In October, 20 parents’ associations from across Germany protested against the brutal policy of reopening schools and the efforts by health authorities to cover up cases. In a joint letter to German Chancellor Angela Merkel and several other federal politicians, they expressed their alarm “that the entire class or year group does not need to go into quarantine, but only often the person who was sitting next to the infected person.”
The signatories also pointed out, “But the ministries don’t allow the infection chains to be examined by scientific analysis. Due to the fact that there are many cases in which entire cohorts are not tested, asymptomatic infections can neither be pursued nor proven.”
This has resulted, according to the RKI, in the origin of 75 percent of all infections being “unknown.” This “diffuse spread” serves as a pretext for governments to adopt totally ineffectual measures, while schools, kindergartens, and factories and other business sites remain open.
Another report from Bavaria shows the disastrous consequences of the conscious policy of mass infection. A recent study by scientists at the Helmholtz Centre in Munich suggests that six times as many children and young people have been infected than were officially recorded in government statistics. The research led by Markus Hippich and Dr. Anette-Gabrielle Ziegle examined 12,000 children and young people between the ages of 1 and 18 for antibodies against the virus.
The scientists discovered that between April and July, an average of 0.87 percent of children and young people had antibodies, six times higher than the positive tests recorded in official statistics. Given the fact that around half of all infections among children are asymptomatic, and that health authorities have a policy of only ordering tests for the students who are directly affected, the virus was able to spread undetected.
Last month, the Princeton Environmental Institute (PEI), Johns Hopkins University, and the University of California at Berkeley published the largest contact tracing study to date in the journal Science.

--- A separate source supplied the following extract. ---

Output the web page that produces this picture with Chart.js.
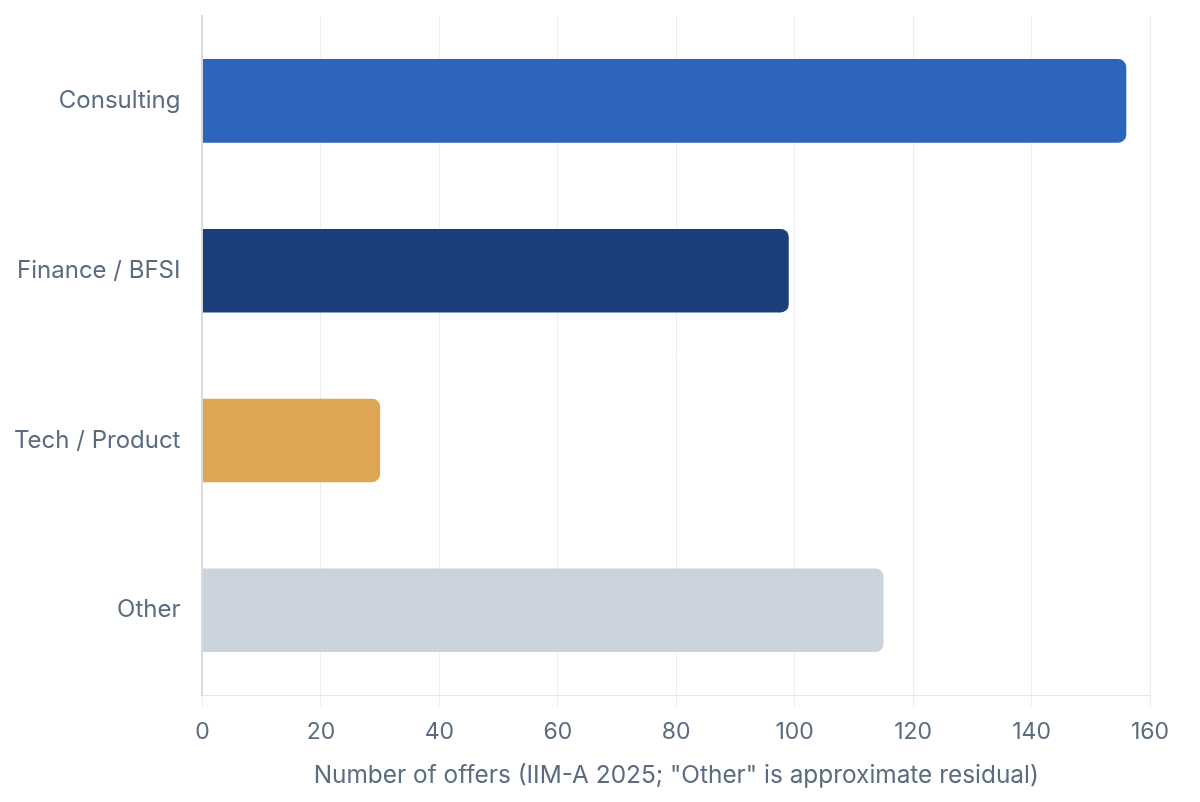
<!DOCTYPE html>
<html><head><meta charset="utf-8">
<script src="https://cdn.jsdelivr.net/npm/chart.js@4"></script>
<style>html,body{margin:0;padding:0;background:#fff}#wrap{width:1200px;height:802px;position:relative}</style>
</head><body><div id="wrap"><canvas id="c"></canvas></div>
<script>
const categories = ["Consulting", "Finance / BFSI", "Tech / Product", "Other"];
const offers = [156, 99, 30, 115];
const barColors = ["#2c65bb", "#1a3f7b", "#dea654", "#cbd4dc"];
const xTicks = [0, 20, 40, 60, 80, 100, 120, 140, 160];
const xTitle = 'Number of offers (IIM-A 2025; "Other" is approximate residual)';

Chart.defaults.font.family = "Inter, 'Noto Sans', sans-serif";
Chart.defaults.color = "#5b6b80";
new Chart(document.getElementById('c'), {
  type: 'bar',
  data: { labels: categories, datasets: [{ data: offers, backgroundColor: barColors,
    borderRadius: 8, borderSkipped: 'start', categoryPercentage: 0.8, barPercentage: 0.615 }] },
  options: {
    indexAxis: 'y', responsive: true, maintainAspectRatio: false, animation: false,
    layout: { padding: { top: 16, right: 50, bottom: 8, left: 0 } },
    plugins: { legend: { display: false }, tooltip: { enabled: false } },
    scales: {
      x: { min: 0, max: 160, afterBuildTicks: a => { a.ticks = xTicks.map(v => ({ value: v })); },
        grid: { color: "#eceef1", tickLength: 12 }, border: { color: "#e2e5e9" },
        ticks: { font: { size: 23 }, padding: 11 },
        title: { display: true, text: xTitle, font: { size: 24.4 }, padding: { top: 4 } } },
      y: { grid: { display: false }, border: { color: "#d8dce1", width: 2 },
        afterFit: s => { s.paddingTop = 0; s.paddingBottom = 0; },
        ticks: { font: { size: 24 }, padding: 14 } }
    }
  }
});
</script></body></html>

Working with the health authorities in the Indian states of Tamil Nadu and Andhra Pradesh, the authors analysed the infection chains and death rate of close to 600,000 residents, who came into contact with close to 85,000 infected people.
The study once again shed light on the importance of “super-spreader” events, and concluded that environments like “offices, households, schools” and party-like indoor events are particularly dangerous. According to the researchers, children and young people play a “key role” in spreading the virus and are “very efficient transmitters.”
The research results confirm the warnings made by the World Socialist Web Site since the beginning of the pandemic: unsafe in-person teaching is part of the campaign of capitalist governments for the deliberate mass infection of the population. International studies have repeatedly proven that the closure of schools, kindergartens and industrial facilities is the most effective way to combat the pandemic. But this can only be achieved through the mobilization of the working class in opposition to the “herd immunity” policy of the ruling class.